Aspada Capital Investments
Theory of Change
Challenge and Context
When SEDF created and invested in Aspada in 2013 there was an acute need to find scalable solutions to support large numbers of people to move up the economic ladder and participate in India’s formal economy. Over 150 million households were living on less than USD $8 per day, 500 million were living below the poverty line. Agriculture was the main employer with over 600 million livelihoods dependent on farming, much of which was small-scale and lacking in modern techniques.

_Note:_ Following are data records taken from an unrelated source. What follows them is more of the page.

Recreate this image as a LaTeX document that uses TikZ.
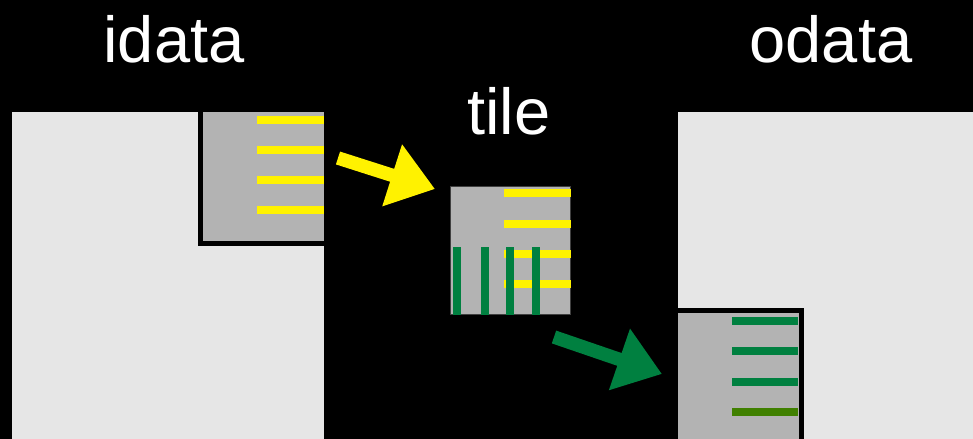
\documentclass[tikz,border=0pt]{standalone}
\usepackage{fontspec}
\setmainfont{Liberation Sans}
\usepackage{tikz}
\usetikzlibrary{arrows.meta}

\definecolor{lightpanel}{HTML}{E6E6E6}
\definecolor{tilegray}{HTML}{B3B3B3}
\definecolor{rowgreen}{HTML}{008040}
\definecolor{rowolive}{HTML}{408000}

\begin{document}
\begin{tikzpicture}[x=0.02cm, y=-0.02cm,
            titletext/.style={text=white, anchor=base, inner sep=0, font=\fontsize{37}{41}\selectfont},
            panel/.style={fill=lightpanel},
            tilebox/.style={rectangle, fill=tilegray, inner sep=0, outer sep=0, anchor=north west},
            yellowrow/.style={draw=yellow, line width=0.17cm},
            greenrow/.style={draw=rowgreen, line width=0.17cm},
            bigarrow/.style={line width=0.27cm, -{Triangle[length=0.9cm, width=1.24cm]}},]

        \useasboundingbox (0,0) rectangle (973,439);
        \fill[black] (0,0) rectangle (973,439);
        \clip (0,0) rectangle (973,439);

        % Titulos
        \node[titletext] (idata) at (174, 63)  {idata};
        \node[titletext] (tile)  at (509, 134) {tile};
        \node[titletext] (odata) at (831, 63)  {odata};

        % Paineis
        \path[panel] (12, 112)  rectangle (324, 439);
        \path[panel] (678, 112) rectangle (973, 439);

        % Bloco de entrada
        \node[tilebox, draw=black, line width=0.1cm, minimum width=2.53cm, minimum height=2.68cm]
            (itile) at (200, 109.5) {};
        \foreach \y in {120, 150, 180, 210}
            \draw[yellowrow] (257, \y) -- (324, \y);

        % Bloco do meio
        \node[tilebox, draw=black!75, line width=0.02cm, minimum width=2.42cm, minimum height=2.58cm]
            (mtile) at (450, 186) {};
        \foreach \y in {193, 224, 254, 284}
            \draw[yellowrow] (504, \y) -- (571, \y);
        \foreach \x in {457, 485, 510, 536}
            \draw[greenrow] (\x, 247) -- (\x, 314.5);

        % Bloco de saida
        \node[tilebox, draw=black, line width=0.1cm, minimum width=2.52cm, minimum height=2.7cm]
            (otile) at (675.5, 310.5) {};
        \foreach \y in {321, 351, 382}
            \draw[greenrow] (732, \y) -- (798, \y);
        \draw[greenrow, draw=rowolive] (732, 412) -- (798, 412);

        % Setas
        \coordinate (yfrom) at (338, 158);
        \coordinate (yto)   at (435, 189);
        \coordinate (gfrom) at (554, 337);
        \coordinate (gto)   at (662, 374);
        \draw[bigarrow, draw=yellow, fill=yellow] (yfrom) -- (yto);
        \draw[bigarrow, draw=rowgreen, fill=rowgreen] (gfrom) -- (gto);
    \end{tikzpicture}
\end{document}
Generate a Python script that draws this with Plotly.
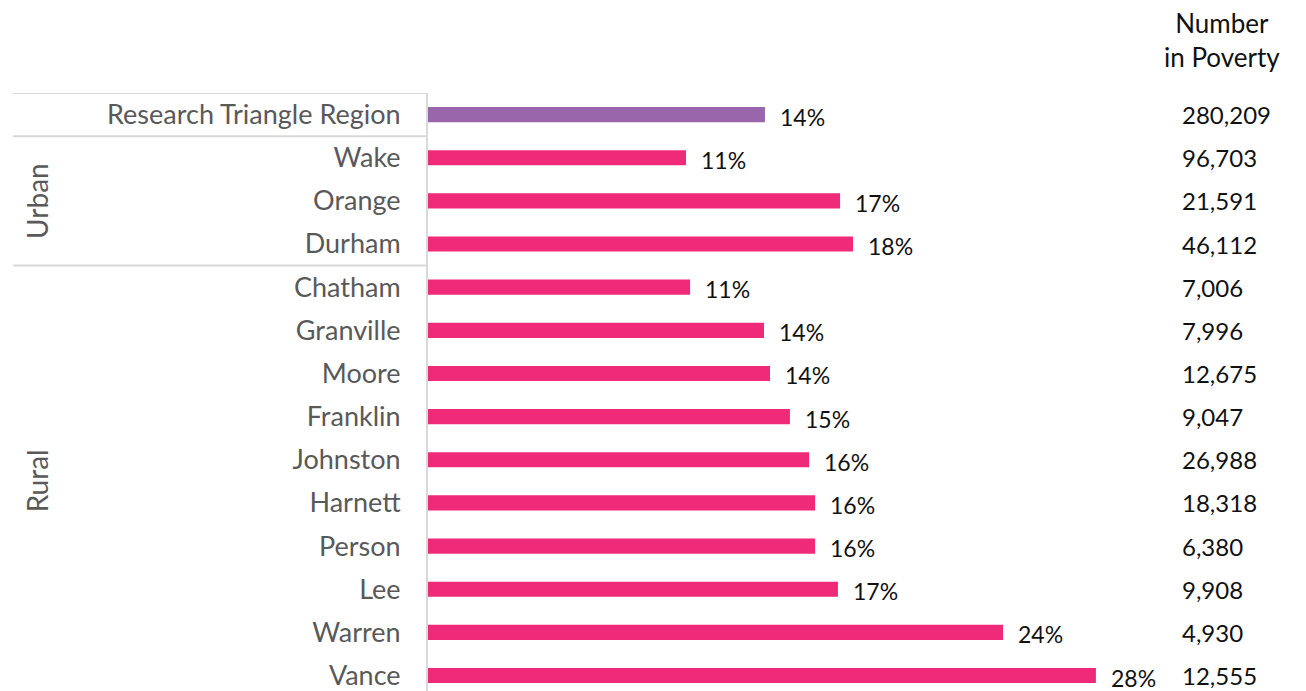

The burgeoning Indian Private Equity/Venture Capital industry traditionally focused on sectors such as infrastructure, capital goods and technology that have tried-and-tested analogs in developed markets. Capital directed towards business models focused on essential services and products for the underserved was relatively unavailable. Aspada responded to an opportunity for funding private enterprises that provide high quality basic services at scale to the so-called “forgotten middle”.
Description
The Soros Economic Development Fund launched Aspada in 2013. In 2021, SEDF sold a controlling interest to Lightstone (“LGT”), the international private banking and asset management group owned by the Princely House of Liechtenstein. This positioned Aspada to transition into growth stage investing. Lightrock India manages investments of SONG (an early-stage venture capital firm backed by SEDF, Omidyar Network, and Google), LGT Impact, Aspada and Lightrock.
Impact
Between 2013 and 2021 Aspada’s portfolio companies:
- provided jobs to over 900,000 people earning less than Rs 15,000 per day
- delivered essential goods and services to over 150,000 smallholder farmers
- delivered education services to over one million students
- attracted significant follow-on funding from impact investors, locally based private equity funds, international funds and corporate/strategic investors
By 2023, Aspada’s portfolio companies are expected to have impacted approximately 3.7 million Target Class persons — a 35x increase from Aspada’s initial goals.
Why SEDF?
SEDF’s investment was made to advance Open Society’s economic development support for India, particularly in agriculture, health and education.